Eigen has amazingly fast GEMM implementation so i want to use it inside my pet project tensor library.
If i understand correctly it's possible via Eigen::Map. I wrote simple example and defined EIGEN_NO_MALLOC
to make sure that there are no unwanted allocations.
It's works well with simple matrix multiplication like C += A * B
.
But unfortunately it cannot handle C += alpha * A * B
(GEMM like) situation.
#include <iostream>
#include <vector>
#define EIGEN_NO_MALLOC
#include "Eigen/Core"
int main()
{
using Scalar = float;
using namespace Eigen;
std::vector<Scalar> aDat = {1, 2, 3, 4};
std::vector<Scalar> bDat = {1, 2, 3, 4};
std::vector<Scalar> cDat = {1, 2, 3, 4};
Map<Matrix<Scalar, -1, -1, RowMajor>, Unaligned> a(aDat.data(), 2, 2);
Map<Matrix<Scalar, -1, -1, RowMajor>, Unaligned> b(bDat.data(), 2, 2);
Map<Matrix<Scalar, -1, -1, RowMajor>, Unaligned> c(cDat.data(), 2, 2);
//Ok
c.noalias() += a * b;
//Assertion `false && "heap allocation is forbidden.....
c.noalias() += 2 * a * b;
return 0;
}
c.noalias() += 2 * a * b;
gives me following runtime error
a.out: path_to_eigen/Eigen/src/Core/util/Memory.h:129: void Eigen::internal::check_that_malloc_is_allowed(): Assertion `false && "heap allocation is forbidden (EIGEN_NO_MALLOC is defined)"' failed.

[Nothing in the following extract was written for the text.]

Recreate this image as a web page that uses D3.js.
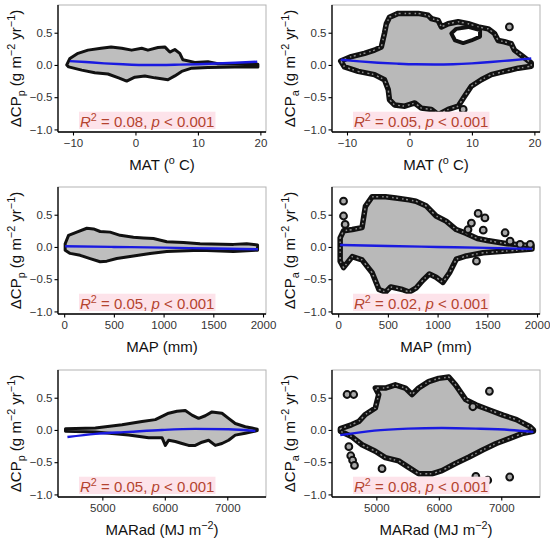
<!DOCTYPE html>
<html lang="en">
<head>
  <meta charset="UTF-8">
  <title>Delta CP vs climate</title>
  <script src="https://d3js.org/d3.v7.min.js"></script>
  <style>
    body { margin: 0; background: #fff; }
    svg text { font-family: "Liberation Sans", Arial, sans-serif; }
    .tick text { fill: #333; font-size: 11.5px; }
    .tick line { stroke: #000; }
  </style>
</head>
<body>
  <svg id="chart" width="550" height="546"></svg>

  <script>
    // ---- data ----
    // envelopes of the point clouds (upper and lower edges) and fitted curves

    // MAT vs dCPp
    const p1UpX = [-11.0, -10.5, -9.2, -7.6, -5.5, -3.9, -2.2, -0.6, 1.0, 2.0, 3.6, 4.7, 5.5, 6.3, 7.1, 7.6, 9.5, 11.6, 13.2, 15.9, 19.6];
    const p1UpY = [0.0, 0.10, 0.18, 0.23, 0.26, 0.28, 0.26, 0.23, 0.26, 0.23, 0.27, 0.28, 0.20, 0.24, 0.18, 0.08, 0.04, 0.05, 0.02, 0.02, 0.01];
    const p1LoX = [-11.0, -10.7, -8.6, -6.5, -4.4, -2.7, -1.4, -0.1, 1.5, 3.1, 5.2, 6.3, 7.4, 9.0, 11.6, 15.9, 19.6];
    const p1LoY = [0.0, -0.03, -0.08, -0.12, -0.14, -0.20, -0.25, -0.19, -0.17, -0.20, -0.23, -0.17, -0.10, -0.05, -0.04, -0.03, -0.03];
    const fit1X = [-10.5, -8, -5, -2, 1, 4, 7, 10, 13, 16, 19.5];
    const fit1Y = [0.06, 0.045, 0.025, 0.01, 0.0, 0.0, 0.005, 0.012, 0.022, 0.035, 0.05];

    // MAT vs dCPa
    const p2UpX = [-11.0, -9.3, -7.2, -5.6, -4.5, -4.0, -3.7, -3.2, -1.8, 1.4, 3.0, 3.5, 4.6, 5.1, 6.2, 7.8, 9.4, 11.0, 12.6, 13.6, 14.2, 15.2, 16.3, 16.8, 17.9, 19.5];
    const p2UpY = [0.06, 0.13, 0.18, 0.23, 0.28, 0.49, 0.64, 0.74, 0.80, 0.80, 0.77, 0.72, 0.69, 0.59, 0.64, 0.67, 0.64, 0.59, 0.56, 0.49, 0.38, 0.36, 0.33, 0.23, 0.15, 0.03];
    const p2LoX = [-11.0, -10.4, -8.2, -5.6, -4.0, -3.4, -3.2, -2.4, -0.75, 0.85, 1.9, 3.5, 4.6, 6.2, 7.8, 8.8, 9.9, 11.5, 13.1, 15.2, 17.4, 19.5];
    const p2LoY = [0.06, -0.03, -0.10, -0.15, -0.23, -0.38, -0.54, -0.62, -0.64, -0.59, -0.67, -0.69, -0.77, -0.69, -0.64, -0.49, -0.33, -0.23, -0.15, -0.10, -0.05, -0.02];
    const hole2X = [6.7, 7.5, 9.4, 11.3, 11.3, 9.9, 8.6, 7.3];
    const hole2Y = [0.49, 0.56, 0.59, 0.54, 0.44, 0.38, 0.34, 0.38];
    const out2X = [16.0, 8.6, 5.4];
    const out2Y = [0.59, -0.69, -0.80];
    const fit2X = [-11, -8, -5, -2, 1, 4, 7, 10, 13, 16, 19.5];
    const fit2Y = [0.08, 0.055, 0.035, 0.02, 0.01, 0.008, 0.012, 0.025, 0.045, 0.07, 0.10];

    // MAP vs dCPp
    const p3UpX = [10, 44, 127, 228, 295, 362, 462, 563, 697, 797, 898, 1032, 1200, 1367, 1703, 1836, 1945];
    const p3UpY = [0.05, 0.18, 0.23, 0.29, 0.28, 0.24, 0.23, 0.18, 0.15, 0.14, 0.13, 0.08, 0.07, 0.05, 0.04, 0.05, 0.03];
    const p3LoX = [10, 60, 161, 261, 362, 429, 529, 697, 864, 1032, 1367, 1703, 1945];
    const p3LoY = [-0.05, -0.10, -0.13, -0.18, -0.23, -0.22, -0.18, -0.14, -0.10, -0.07, -0.05, -0.07, -0.05];
    const fit3X = [10, 500, 1000, 1500, 1950];
    const fit3Y = [0.01, 0.0, -0.01, -0.025, -0.035];

    // MAP vs dCPa
    const p4UpX = [20, 54, 142, 240, 274, 342, 477, 579, 714, 782, 883, 985, 1086, 1188, 1289, 1400, 1500, 1700, 1950];
    const p4UpY = [0.14, 0.25, 0.27, 0.30, 0.63, 0.78, 0.78, 0.76, 0.73, 0.71, 0.64, 0.48, 0.40, 0.27, 0.21, 0.13, 0.10, 0.05, 0.02];
    const p4LoX = [20, 54, 142, 240, 342, 410, 477, 528, 646, 714, 782, 850, 917, 985, 1053, 1120, 1188, 1289, 1458, 1729, 1950];
    const p4LoY = [-0.22, -0.32, -0.15, -0.20, -0.40, -0.66, -0.70, -0.62, -0.66, -0.70, -0.64, -0.52, -0.42, -0.47, -0.55, -0.40, -0.19, -0.14, -0.09, -0.06, -0.03];
    const out4X = [54, 54, 70, 477, 1306, 1340, 1408, 1476, 1459, 1391, 1679, 1729, 1830, 1932];
    const out4Y = [0.71, 0.48, 0.35, -0.78, 0.27, 0.37, 0.52, 0.45, 0.26, -0.22, 0.22, 0.09, 0.04, 0.04];
    const fit4X = [20, 500, 1000, 1500, 1950];
    const fit4Y = [0.03, 0.015, 0.0, -0.015, -0.03];

    // MARad vs dCPp
    const p5UpX = [4410, 4888, 5315, 5635, 5848, 5955, 6061, 6195, 6328, 6435, 6541, 6648, 6755, 6915, 7021, 7128, 7288, 7395, 7480];
    const p5UpY = [0.02, 0.03, 0.08, 0.13, 0.16, 0.21, 0.26, 0.29, 0.30, 0.23, 0.18, 0.22, 0.28, 0.26, 0.18, 0.10, 0.05, 0.03, 0.01];
    const p5LoX = [4410, 4888, 5421, 5741, 5955, 6008, 6061, 6168, 6275, 6381, 6488, 6595, 6701, 6808, 6915, 7021, 7128, 7288, 7395, 7480];
    const p5LoY = [-0.02, -0.03, -0.08, -0.12, -0.12, -0.24, -0.16, -0.18, -0.21, -0.24, -0.24, -0.19, -0.16, -0.24, -0.21, -0.16, -0.08, -0.05, -0.03, -0.01];
    const fit5X = [4441, 4888, 5421, 5955, 6488, 7021, 7450];
    const fit5Y = [-0.11, -0.06, -0.03, 0.0, 0.016, 0.01, -0.016];

    // MARad vs dCPa
    const p6UpX = [4424, 4600, 4718, 4824, 4984, 5038, 4984, 5144, 5304, 5464, 5571, 5677, 5837, 5997, 6160, 6268, 6431, 6593, 6810, 7027, 7244, 7461, 7515];
    const p6UpY = [0.02, 0.08, 0.13, 0.24, 0.34, 0.55, 0.65, 0.65, 0.70, 0.65, 0.55, 0.65, 0.75, 0.80, 0.82, 0.70, 0.47, 0.39, 0.31, 0.23, 0.16, 0.05, 0.0];
    const p6LoX = [4424, 4600, 4771, 4984, 5144, 5357, 5517, 5677, 5889, 6051, 6268, 6485, 6702, 6919, 7136, 7352, 7515];
    const p6LoY = [-0.02, -0.10, -0.23, -0.33, -0.43, -0.48, -0.58, -0.68, -0.68, -0.63, -0.52, -0.42, -0.31, -0.21, -0.13, -0.05, -0.02];
    const out6X = [4531, 4637, 4560, 4590, 4620, 4650, 5091, 6593, 6783, 7135, 6545, 6810];
    const out6Y = [0.55, 0.55, -0.26, -0.40, -0.47, -0.55, -0.60, -0.72, -0.78, -0.73, 0.36, 0.60];
    const fit6X = [4422, 4968, 5509, 6051, 6593, 7136, 7515];
    const fit6Y = [-0.08, -0.01, 0.02, 0.03, 0.02, 0.0, -0.03];

    // axis settings and labels
    const xDomains = { MAT: [-12.4, 20.9], MAP: [-62, 2030], MARad: [4290, 7620] };
    const xTicks = { MAT: [-10, 0, 10, 20], MAP: [0, 500, 1000, 1500, 2000], MARad: [5000, 6000, 7000] };
    const yTicks = [-1.0, -0.5, 0.0, 0.5];
    const yDomain = [-1.04, 0.93];
    const r2Labels = ["0.08", "0.05", "0.05", "0.02", "0.05", "0.08"];

    const zip = (xs, ys) => xs.map((x, i) => [x, ys[i]]);

    const panels = [
      { col: 0, row: 0, v: "MAT", sub: "p", up: zip(p1UpX, p1UpY), lo: zip(p1LoX, p1LoY), fit: zip(fit1X, fit1Y), out: [], hole: null, r2: r2Labels[0] },
      { col: 1, row: 0, v: "MAT", sub: "a", up: zip(p2UpX, p2UpY), lo: zip(p2LoX, p2LoY), fit: zip(fit2X, fit2Y), out: zip(out2X, out2Y), hole: zip(hole2X, hole2Y), r2: r2Labels[1] },
      { col: 0, row: 1, v: "MAP", sub: "p", up: zip(p3UpX, p3UpY), lo: zip(p3LoX, p3LoY), fit: zip(fit3X, fit3Y), out: [], hole: null, r2: r2Labels[2] },
      { col: 1, row: 1, v: "MAP", sub: "a", up: zip(p4UpX, p4UpY), lo: zip(p4LoX, p4LoY), fit: zip(fit4X, fit4Y), out: zip(out4X, out4Y), hole: null, r2: r2Labels[3] },
      { col: 0, row: 2, v: "MARad", sub: "p", up: zip(p5UpX, p5UpY), lo: zip(p5LoX, p5LoY), fit: zip(fit5X, fit5Y), out: [], hole: null, r2: r2Labels[4] },
      { col: 1, row: 2, v: "MARad", sub: "a", up: zip(p6UpX, p6UpY), lo: zip(p6LoX, p6LoY), fit: zip(fit6X, fit6Y), out: zip(out6X, out6Y), hole: null, r2: r2Labels[5] }
    ];

    const xTitles = {
      MAT: [{ t: "MAT (" }, { t: "o", s: "sup" }, { t: " C)" }],
      MAP: [{ t: "MAP (mm)" }],
      MARad: [{ t: "MARad (MJ m" }, { t: "\u22122", s: "sup" }, { t: ")" }]
    };

    // layout
    const colX = [58, 332];
    const rowY = [5, 187, 370];
    const pw = 208, ph = 127;

    const svg = d3.select("#chart");

    // writes text parts with super/subscripts using dy shifts
    function richText(sel, parts, fs) {
      let cur = 0;
      parts.forEach(p => {
        const want = p.s === "sup" ? -0.42 * fs : p.s === "sub" ? 0.28 * fs : 0;
        sel.append("tspan")
          .attr("dy", want - cur)
          .style("font-size", p.s ? (fs * 0.72) + "px" : fs + "px")
          .style("font-style", p.i ? "italic" : null)
          .text(p.t);
        cur = want;
      });
    }

    panels.forEach((p, idx) => {
      const g = svg.append("g")
        .attr("transform", `translate(${colX[p.col]},${rowY[p.row]})`);

      const x = d3.scaleLinear().domain(xDomains[p.v]).range([0, pw]);
      const y = d3.scaleLinear().domain(yDomain).range([ph, 0]);

      const clipId = "clip" + idx;
      g.append("clipPath").attr("id", clipId)
        .append("rect").attr("width", pw).attr("height", ph);

      // panel border (light grey on top/right)
      g.append("rect")
        .attr("width", pw).attr("height", ph)
        .attr("fill", "none").attr("stroke", "#b3b3b3").attr("stroke-width", 1);

      const plot = g.append("g").attr("clip-path", `url(#${clipId})`);

      // cloud envelope
      const poly = p.up.concat(p.lo.slice().reverse());
      const line = d3.line().x(d => x(d[0])).y(d => y(d[1]));
      const dense = p.sub === "a";

      if (dense) {
        plot.append("path").attr("d", line(poly) + "Z")
          .attr("fill", "#b9b9b9").attr("stroke", "#111").attr("stroke-width", 5.5)
          .attr("stroke-linejoin", "round");
        plot.append("path").attr("d", line(poly) + "Z")
          .attr("fill", "none").attr("stroke", "#8e8e8e").attr("stroke-width", 1.5)
          .attr("stroke-dasharray", "1.5 2.5 2 4").attr("stroke-linejoin", "round");
      } else {
        plot.append("path").attr("d", line(poly) + "Z")
          .attr("fill", "#bebebe").attr("stroke", "#111").attr("stroke-width", 3)
          .attr("stroke-linejoin", "round");
      }

      if (p.hole) {
        plot.append("path").attr("d", line(p.hole) + "Z")
          .attr("fill", "#fff").attr("stroke", "#111").attr("stroke-width", 4)
          .attr("stroke-linejoin", "round");
      }

      plot.selectAll("circle.out")
        .data(p.out)
        .enter().append("circle")
        .attr("class", "out")
        .attr("cx", d => x(d[0]))
        .attr("cy", d => y(d[1]))
        .attr("r", 3.4)
        .attr("fill", "#a8a8a8")
        .attr("stroke", "#111")
        .attr("stroke-width", 2);

      // fitted curve
      plot.append("path")
        .attr("d", d3.line().curve(d3.curveMonotoneX).x(d => x(d[0])).y(d => y(d[1]))(p.fit))
        .attr("fill", "none").attr("stroke", "#1a1ae0").attr("stroke-width", 2.4);

      // R2 annotation
      const fs = 15;
      const ann = g.append("text")
        .attr("x", 22).attr("y", ph - 5)
        .attr("fill", "#b4432f");
      richText(ann, [
        { t: "R", i: true }, { t: "2", s: "sup" },
        { t: " = " + p.r2 + ", " }, { t: "p", i: true }, { t: " < 0.001" }
      ], fs);
      const bb = ann.node().getBBox();
      g.insert("rect", "text")
        .attr("x", bb.x - 1).attr("y", bb.y + 1)
        .attr("width", bb.width + 2).attr("height", bb.height - 2)
        .attr("fill", "#fde3ea");

      // axes
      const yAxis = g.append("g")
        .call(d3.axisLeft(y).tickValues(yTicks).tickFormat(d3.format(".1f")).tickSize(3.5).tickPadding(2));
      const xAxis = g.append("g")
        .attr("transform", `translate(0,${ph})`)
        .call(d3.axisBottom(x).tickValues(xTicks[p.v]).tickFormat(d3.format("d")).tickSize(3.5).tickPadding(3));
      [yAxis, xAxis].forEach(a => {
        a.select(".domain").attr("stroke", "#000").attr("stroke-width", 1.3).attr("d",
          a === yAxis ? `M0,0V${ph}` : `M0,0H${pw}`);
        a.selectAll(".tick line").attr("stroke-width", 1.1);
      });

      // x title
      const xt = g.append("text")
        .attr("x", pw / 2).attr("y", ph + 38)
        .attr("text-anchor", "middle").attr("fill", "#111");
      richText(xt, xTitles[p.v], 15);

      // y title
      const yt = g.append("text")
        .attr("transform", `translate(${-37},${ph / 2}) rotate(-90)`)
        .attr("text-anchor", "middle").attr("fill", "#111");
      richText(yt, [
        { t: "\u0394CP" }, { t: p.sub, s: "sub" }, { t: " (g m" }, { t: "\u22122", s: "sup" },
        { t: " yr" }, { t: "\u22121", s: "sup" }, { t: ")" }
      ], 15);
    });
  </script>
</body>
</html>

Is it possible to call c.noalias() += someScalar * a * b;
without allocations?
PS My eigen version is 3.3.2
, gcc
version is 7.2.0
Sorry for my poor English
This looks like a bug introduced by a small-size optimization. For products (KxM)*(MxN)
where K+M+N < EIGEN_GEMM_TO_COEFFBASED_THRESHOLD
(which by default is 20
), Eigen switches to a lazy product implementation, which apparently thinks evaluating into a temporary is a good idea. Your example will actually work fine, e.g. for a 5x5 * 5x10
product.
I filed a bug for that issue: http://eigen.tuxfamily.org/bz/show_bug.cgi?id=1562
If you want a quick work-around, define -D EIGEN_GEMM_TO_COEFFBASED_THRESHOLD=1
, this will always use the big matrix-GEMM implementation.
On the other hand, if you know your matrix size at compile time, you should better use the corresponding fixed-size type (Matrix<Scalar, 2, 2, RowMajor>
in your case).